OBJECTIVE: Reproduce exactly the run of lines from the one containing "Write a Python" through the one containing "y_ticks = [0, 5, 10, 15, 20, 25, 30, 35, 40]". Pictures do not belong in the copy.
====
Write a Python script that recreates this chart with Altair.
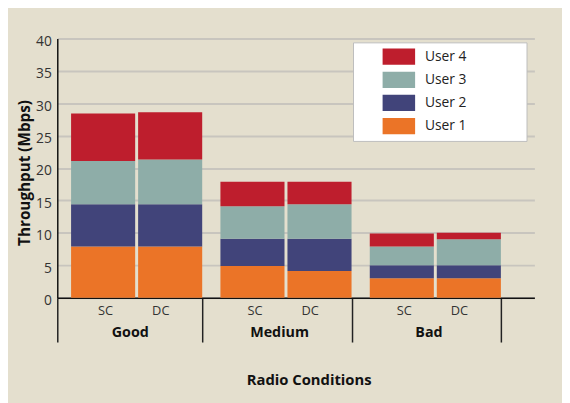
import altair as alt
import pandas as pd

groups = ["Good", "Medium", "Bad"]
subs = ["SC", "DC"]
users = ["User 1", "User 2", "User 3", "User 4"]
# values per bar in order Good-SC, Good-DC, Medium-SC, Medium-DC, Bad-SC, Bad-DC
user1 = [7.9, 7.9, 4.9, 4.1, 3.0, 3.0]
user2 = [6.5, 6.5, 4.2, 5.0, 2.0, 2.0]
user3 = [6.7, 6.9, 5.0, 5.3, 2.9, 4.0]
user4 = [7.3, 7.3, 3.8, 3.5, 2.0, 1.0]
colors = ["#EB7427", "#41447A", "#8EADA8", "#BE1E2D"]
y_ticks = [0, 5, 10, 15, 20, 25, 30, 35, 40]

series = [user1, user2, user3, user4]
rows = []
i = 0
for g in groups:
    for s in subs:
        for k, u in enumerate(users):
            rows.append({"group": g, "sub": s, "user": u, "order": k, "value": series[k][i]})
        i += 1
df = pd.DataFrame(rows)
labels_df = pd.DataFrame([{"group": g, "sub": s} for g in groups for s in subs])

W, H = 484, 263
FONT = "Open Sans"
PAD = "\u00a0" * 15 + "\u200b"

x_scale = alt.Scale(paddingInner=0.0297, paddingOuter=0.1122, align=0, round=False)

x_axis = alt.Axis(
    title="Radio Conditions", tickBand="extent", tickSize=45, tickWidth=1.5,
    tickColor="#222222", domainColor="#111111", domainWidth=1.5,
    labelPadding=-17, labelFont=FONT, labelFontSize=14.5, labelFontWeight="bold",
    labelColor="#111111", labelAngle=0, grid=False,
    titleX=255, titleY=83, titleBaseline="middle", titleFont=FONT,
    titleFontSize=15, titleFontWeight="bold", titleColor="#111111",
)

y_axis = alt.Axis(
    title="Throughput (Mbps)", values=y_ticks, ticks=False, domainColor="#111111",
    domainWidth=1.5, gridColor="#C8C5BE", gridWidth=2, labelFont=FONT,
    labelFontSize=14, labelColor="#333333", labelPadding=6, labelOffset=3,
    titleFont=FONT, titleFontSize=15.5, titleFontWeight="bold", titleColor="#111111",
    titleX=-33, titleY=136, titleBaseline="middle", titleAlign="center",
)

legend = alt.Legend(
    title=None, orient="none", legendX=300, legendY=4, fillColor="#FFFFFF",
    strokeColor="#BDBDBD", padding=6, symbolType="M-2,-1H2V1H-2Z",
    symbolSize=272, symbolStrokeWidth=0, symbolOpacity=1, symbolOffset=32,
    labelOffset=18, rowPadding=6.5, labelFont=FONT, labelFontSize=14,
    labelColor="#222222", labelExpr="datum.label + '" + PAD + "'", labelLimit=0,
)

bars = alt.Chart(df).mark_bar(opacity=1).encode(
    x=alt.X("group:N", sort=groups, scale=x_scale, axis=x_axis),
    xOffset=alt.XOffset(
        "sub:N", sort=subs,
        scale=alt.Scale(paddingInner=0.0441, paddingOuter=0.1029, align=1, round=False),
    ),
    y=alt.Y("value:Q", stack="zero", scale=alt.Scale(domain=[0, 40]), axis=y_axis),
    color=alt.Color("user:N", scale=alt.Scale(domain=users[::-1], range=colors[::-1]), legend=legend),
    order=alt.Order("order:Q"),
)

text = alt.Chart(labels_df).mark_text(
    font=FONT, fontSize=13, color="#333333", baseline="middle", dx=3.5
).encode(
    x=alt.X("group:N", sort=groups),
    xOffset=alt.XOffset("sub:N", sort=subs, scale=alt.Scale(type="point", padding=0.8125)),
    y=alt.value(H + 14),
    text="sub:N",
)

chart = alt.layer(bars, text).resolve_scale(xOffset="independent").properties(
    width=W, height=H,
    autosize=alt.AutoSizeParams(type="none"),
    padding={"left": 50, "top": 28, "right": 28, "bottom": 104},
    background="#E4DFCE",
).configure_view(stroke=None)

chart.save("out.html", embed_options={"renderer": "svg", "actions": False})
====
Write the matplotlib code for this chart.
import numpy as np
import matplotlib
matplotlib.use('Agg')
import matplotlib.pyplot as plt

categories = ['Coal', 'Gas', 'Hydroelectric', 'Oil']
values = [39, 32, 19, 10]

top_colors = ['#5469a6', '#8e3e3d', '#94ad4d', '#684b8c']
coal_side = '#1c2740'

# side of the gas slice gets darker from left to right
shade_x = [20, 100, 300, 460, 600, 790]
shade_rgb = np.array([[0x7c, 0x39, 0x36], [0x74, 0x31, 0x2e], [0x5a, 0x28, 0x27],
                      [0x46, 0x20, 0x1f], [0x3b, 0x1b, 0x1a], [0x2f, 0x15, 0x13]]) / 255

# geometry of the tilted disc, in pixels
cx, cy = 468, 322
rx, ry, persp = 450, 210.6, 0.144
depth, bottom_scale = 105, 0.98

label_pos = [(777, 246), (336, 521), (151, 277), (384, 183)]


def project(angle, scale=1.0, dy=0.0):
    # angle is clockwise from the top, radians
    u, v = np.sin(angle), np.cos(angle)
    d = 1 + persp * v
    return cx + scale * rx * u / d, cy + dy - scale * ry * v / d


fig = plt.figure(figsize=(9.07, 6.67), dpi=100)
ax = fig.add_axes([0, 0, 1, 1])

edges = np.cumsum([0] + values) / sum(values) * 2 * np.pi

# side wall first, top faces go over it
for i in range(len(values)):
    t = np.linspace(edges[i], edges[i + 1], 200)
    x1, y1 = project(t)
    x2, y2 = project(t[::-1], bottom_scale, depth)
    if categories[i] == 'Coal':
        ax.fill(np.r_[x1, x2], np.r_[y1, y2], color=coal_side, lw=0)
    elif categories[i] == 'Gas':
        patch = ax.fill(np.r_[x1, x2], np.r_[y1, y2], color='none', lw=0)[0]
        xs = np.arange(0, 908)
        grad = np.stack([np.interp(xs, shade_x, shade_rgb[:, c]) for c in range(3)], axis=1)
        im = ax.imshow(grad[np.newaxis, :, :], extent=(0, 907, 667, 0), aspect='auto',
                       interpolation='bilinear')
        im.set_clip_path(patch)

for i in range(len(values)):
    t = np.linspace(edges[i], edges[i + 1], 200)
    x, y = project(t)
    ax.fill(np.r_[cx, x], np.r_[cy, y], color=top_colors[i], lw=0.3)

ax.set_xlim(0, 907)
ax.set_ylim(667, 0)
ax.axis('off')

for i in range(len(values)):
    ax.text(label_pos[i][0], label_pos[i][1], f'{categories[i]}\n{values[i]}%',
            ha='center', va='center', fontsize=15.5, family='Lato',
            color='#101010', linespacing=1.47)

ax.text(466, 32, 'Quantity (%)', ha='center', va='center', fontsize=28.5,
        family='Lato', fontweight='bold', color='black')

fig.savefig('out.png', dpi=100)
====
SOLVED EXERCISE:
Write a Python script that recreates this chart with Altair.
import altair as alt
import pandas as pd

groups = ["Good", "Medium", "Bad"]
subs = ["SC", "DC"]
users = ["User 1", "User 2", "User 3", "User 4"]
# values per bar in order Good-SC, Good-DC, Medium-SC, Medium-DC, Bad-SC, Bad-DC
user1 = [7.9, 7.9, 4.9, 4.1, 3.0, 3.0]
user2 = [6.5, 6.5, 4.2, 5.0, 2.0, 2.0]
user3 = [6.7, 6.9, 5.0, 5.3, 2.9, 4.0]
user4 = [7.3, 7.3, 3.8, 3.5, 2.0, 1.0]
colors = ["#EB7427", "#41447A", "#8EADA8", "#BE1E2D"]
y_ticks = [0, 5, 10, 15, 20, 25, 30, 35, 40]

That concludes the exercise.